● **What you will do**
Starting at the first line of the listing below, repeat each line exactly until the line containing "(0,0) rectangle (611,1134);", which you include. Leave out pictures.

● **Source material**
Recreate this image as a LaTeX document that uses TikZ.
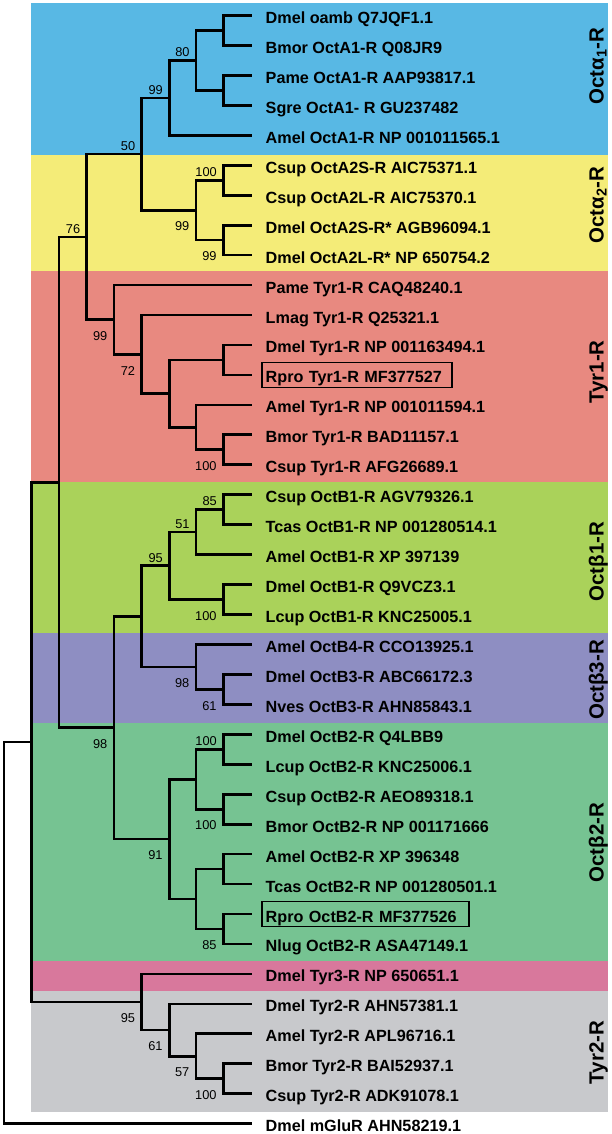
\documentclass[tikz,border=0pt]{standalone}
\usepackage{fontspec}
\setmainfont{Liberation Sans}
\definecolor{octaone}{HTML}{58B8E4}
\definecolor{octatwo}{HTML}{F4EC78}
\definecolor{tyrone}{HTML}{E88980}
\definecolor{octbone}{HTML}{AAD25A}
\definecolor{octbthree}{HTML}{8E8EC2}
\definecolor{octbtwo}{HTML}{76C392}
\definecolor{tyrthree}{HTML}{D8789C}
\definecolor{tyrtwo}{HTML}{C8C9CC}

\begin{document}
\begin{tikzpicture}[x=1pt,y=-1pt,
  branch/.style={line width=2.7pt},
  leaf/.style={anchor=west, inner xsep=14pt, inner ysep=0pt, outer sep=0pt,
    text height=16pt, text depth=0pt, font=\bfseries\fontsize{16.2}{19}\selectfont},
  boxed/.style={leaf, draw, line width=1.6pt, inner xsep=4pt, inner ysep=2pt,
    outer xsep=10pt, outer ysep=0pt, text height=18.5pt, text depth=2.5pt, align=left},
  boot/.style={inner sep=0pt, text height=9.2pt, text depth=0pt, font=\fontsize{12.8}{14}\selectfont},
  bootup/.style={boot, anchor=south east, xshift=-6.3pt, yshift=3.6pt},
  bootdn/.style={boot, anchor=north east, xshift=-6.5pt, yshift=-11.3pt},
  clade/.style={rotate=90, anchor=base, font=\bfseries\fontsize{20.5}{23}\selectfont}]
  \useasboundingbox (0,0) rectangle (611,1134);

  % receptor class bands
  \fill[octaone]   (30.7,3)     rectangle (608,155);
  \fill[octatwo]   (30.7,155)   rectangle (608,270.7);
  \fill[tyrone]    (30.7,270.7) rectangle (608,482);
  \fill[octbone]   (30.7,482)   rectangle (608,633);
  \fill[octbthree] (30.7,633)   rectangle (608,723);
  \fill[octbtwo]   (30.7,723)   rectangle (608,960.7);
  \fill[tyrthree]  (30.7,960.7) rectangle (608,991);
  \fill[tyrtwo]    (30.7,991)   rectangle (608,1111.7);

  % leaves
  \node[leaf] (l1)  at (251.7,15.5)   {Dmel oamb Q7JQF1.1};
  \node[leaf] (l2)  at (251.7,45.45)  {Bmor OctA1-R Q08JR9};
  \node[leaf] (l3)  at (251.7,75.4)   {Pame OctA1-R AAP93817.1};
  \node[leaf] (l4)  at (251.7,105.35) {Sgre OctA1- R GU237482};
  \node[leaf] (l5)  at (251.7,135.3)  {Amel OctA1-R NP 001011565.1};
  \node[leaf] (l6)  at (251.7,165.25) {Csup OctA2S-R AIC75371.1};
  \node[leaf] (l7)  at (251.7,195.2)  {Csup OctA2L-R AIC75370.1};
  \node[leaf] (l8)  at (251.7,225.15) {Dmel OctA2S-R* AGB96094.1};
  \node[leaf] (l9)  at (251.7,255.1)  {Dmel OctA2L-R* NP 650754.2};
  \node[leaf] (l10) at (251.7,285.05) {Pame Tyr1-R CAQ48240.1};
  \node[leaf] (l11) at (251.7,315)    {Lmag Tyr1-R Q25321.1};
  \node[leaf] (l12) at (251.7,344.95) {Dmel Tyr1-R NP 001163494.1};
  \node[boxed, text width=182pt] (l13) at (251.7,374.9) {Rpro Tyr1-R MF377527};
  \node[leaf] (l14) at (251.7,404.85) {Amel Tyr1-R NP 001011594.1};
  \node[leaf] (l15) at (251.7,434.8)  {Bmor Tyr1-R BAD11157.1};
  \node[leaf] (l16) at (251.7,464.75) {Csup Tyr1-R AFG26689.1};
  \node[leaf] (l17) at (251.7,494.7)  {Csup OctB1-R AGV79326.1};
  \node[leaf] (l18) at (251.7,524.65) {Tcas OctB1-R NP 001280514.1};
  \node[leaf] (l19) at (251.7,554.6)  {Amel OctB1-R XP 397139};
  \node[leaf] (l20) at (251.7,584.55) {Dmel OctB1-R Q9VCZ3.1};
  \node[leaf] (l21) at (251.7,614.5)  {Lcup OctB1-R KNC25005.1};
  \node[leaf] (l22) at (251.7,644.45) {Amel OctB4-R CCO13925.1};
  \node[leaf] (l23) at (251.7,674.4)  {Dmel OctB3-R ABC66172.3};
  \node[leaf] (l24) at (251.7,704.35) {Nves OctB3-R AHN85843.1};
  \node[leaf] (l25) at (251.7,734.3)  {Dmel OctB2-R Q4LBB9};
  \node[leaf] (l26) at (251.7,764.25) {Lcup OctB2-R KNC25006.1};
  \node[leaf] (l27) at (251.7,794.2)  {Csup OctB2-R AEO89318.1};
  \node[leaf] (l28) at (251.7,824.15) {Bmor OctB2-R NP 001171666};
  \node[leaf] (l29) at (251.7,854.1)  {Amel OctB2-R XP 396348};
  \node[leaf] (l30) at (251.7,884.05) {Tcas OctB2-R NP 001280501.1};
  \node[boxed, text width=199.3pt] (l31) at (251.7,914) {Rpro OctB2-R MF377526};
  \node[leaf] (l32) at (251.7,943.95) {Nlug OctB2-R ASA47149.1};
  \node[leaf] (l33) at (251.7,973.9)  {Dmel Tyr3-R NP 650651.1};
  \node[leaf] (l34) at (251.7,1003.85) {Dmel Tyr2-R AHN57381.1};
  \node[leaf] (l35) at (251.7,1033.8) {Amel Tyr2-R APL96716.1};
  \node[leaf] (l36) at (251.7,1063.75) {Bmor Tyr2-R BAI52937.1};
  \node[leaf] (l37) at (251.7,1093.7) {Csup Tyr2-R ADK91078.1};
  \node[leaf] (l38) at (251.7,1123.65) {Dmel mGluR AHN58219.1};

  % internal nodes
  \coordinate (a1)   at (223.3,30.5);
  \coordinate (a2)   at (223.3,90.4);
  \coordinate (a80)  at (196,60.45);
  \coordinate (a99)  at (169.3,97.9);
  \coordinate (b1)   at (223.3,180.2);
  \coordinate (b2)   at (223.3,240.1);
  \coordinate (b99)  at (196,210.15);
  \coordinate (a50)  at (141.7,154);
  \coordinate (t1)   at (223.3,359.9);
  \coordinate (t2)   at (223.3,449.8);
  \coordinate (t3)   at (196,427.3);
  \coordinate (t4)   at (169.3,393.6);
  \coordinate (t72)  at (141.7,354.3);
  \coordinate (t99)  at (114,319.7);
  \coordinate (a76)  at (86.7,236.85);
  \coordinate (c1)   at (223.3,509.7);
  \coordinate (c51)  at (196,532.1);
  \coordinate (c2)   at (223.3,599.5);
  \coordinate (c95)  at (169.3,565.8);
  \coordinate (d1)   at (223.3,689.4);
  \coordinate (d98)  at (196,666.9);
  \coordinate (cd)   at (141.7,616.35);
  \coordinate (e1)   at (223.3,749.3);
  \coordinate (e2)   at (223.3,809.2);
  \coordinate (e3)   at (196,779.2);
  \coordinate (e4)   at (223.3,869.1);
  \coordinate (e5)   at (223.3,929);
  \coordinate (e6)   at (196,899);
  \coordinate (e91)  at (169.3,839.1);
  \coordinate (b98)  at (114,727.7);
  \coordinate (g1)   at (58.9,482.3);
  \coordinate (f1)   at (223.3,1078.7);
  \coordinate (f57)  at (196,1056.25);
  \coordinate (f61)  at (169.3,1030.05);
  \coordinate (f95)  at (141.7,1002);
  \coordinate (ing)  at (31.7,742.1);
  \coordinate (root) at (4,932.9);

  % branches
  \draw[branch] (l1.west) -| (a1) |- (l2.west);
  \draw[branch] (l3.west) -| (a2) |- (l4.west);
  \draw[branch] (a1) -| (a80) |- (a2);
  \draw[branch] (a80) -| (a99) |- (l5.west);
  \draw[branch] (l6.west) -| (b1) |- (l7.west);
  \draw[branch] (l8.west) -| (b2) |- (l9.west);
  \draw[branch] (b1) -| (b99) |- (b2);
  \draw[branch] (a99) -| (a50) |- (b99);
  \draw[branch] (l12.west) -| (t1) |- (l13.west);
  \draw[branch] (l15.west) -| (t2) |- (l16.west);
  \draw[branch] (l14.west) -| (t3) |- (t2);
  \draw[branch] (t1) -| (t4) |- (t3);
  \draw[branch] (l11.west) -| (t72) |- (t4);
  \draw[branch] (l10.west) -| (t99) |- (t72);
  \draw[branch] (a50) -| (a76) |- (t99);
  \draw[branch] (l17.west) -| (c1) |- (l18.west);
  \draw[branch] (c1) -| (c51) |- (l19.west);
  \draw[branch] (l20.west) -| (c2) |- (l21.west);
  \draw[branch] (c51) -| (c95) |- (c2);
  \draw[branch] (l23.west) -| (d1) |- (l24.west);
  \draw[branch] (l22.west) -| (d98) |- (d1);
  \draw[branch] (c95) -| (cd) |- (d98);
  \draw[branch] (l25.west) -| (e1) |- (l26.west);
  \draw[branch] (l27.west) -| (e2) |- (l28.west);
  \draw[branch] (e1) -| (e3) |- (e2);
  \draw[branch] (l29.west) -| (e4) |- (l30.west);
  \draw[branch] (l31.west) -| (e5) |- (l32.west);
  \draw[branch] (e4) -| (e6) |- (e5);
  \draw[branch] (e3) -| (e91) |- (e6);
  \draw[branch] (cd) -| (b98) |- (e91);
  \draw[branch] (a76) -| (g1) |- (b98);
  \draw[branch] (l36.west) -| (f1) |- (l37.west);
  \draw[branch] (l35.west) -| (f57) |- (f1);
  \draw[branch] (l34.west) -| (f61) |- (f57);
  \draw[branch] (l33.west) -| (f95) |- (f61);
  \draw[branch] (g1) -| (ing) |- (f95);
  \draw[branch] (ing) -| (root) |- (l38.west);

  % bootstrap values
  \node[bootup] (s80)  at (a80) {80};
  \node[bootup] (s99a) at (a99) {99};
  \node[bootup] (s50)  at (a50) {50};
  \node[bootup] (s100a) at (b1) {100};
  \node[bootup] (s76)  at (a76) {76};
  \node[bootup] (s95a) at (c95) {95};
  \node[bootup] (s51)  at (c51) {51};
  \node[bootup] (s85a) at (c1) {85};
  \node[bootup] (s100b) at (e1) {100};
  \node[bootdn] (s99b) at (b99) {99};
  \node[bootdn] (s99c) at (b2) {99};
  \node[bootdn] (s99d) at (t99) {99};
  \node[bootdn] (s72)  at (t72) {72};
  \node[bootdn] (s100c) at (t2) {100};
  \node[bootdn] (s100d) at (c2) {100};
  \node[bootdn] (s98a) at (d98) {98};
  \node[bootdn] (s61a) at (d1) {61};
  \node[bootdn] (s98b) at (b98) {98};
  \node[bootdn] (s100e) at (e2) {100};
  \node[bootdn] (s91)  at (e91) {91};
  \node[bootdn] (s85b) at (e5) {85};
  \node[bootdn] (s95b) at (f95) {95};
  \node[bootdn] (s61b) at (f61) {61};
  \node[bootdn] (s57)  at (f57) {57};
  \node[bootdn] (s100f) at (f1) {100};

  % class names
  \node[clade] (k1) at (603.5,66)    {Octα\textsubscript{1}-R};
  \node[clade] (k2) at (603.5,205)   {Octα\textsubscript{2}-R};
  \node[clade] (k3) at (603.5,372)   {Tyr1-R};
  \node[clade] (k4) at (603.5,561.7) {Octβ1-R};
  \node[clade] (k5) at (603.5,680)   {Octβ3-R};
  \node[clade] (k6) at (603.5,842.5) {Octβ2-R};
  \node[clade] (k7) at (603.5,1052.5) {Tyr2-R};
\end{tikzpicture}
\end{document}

● **Worked solution**
Recreate this image as a LaTeX document that uses TikZ.
\documentclass[tikz,border=0pt]{standalone}
\usepackage{fontspec}
\setmainfont{Liberation Sans}
\definecolor{octaone}{HTML}{58B8E4}
\definecolor{octatwo}{HTML}{F4EC78}
\definecolor{tyrone}{HTML}{E88980}
\definecolor{octbone}{HTML}{AAD25A}
\definecolor{octbthree}{HTML}{8E8EC2}
\definecolor{octbtwo}{HTML}{76C392}
\definecolor{tyrthree}{HTML}{D8789C}
\definecolor{tyrtwo}{HTML}{C8C9CC}

\begin{document}
\begin{tikzpicture}[x=1pt,y=-1pt,
  branch/.style={line width=2.7pt},
  leaf/.style={anchor=west, inner xsep=14pt, inner ysep=0pt, outer sep=0pt,
    text height=16pt, text depth=0pt, font=\bfseries\fontsize{16.2}{19}\selectfont},
  boxed/.style={leaf, draw, line width=1.6pt, inner xsep=4pt, inner ysep=2pt,
    outer xsep=10pt, outer ysep=0pt, text height=18.5pt, text depth=2.5pt, align=left},
  boot/.style={inner sep=0pt, text height=9.2pt, text depth=0pt, font=\fontsize{12.8}{14}\selectfont},
  bootup/.style={boot, anchor=south east, xshift=-6.3pt, yshift=3.6pt},
  bootdn/.style={boot, anchor=north east, xshift=-6.5pt, yshift=-11.3pt},
  clade/.style={rotate=90, anchor=base, font=\bfseries\fontsize{20.5}{23}\selectfont}]
  \useasboundingbox (0,0) rectangle (611,1134);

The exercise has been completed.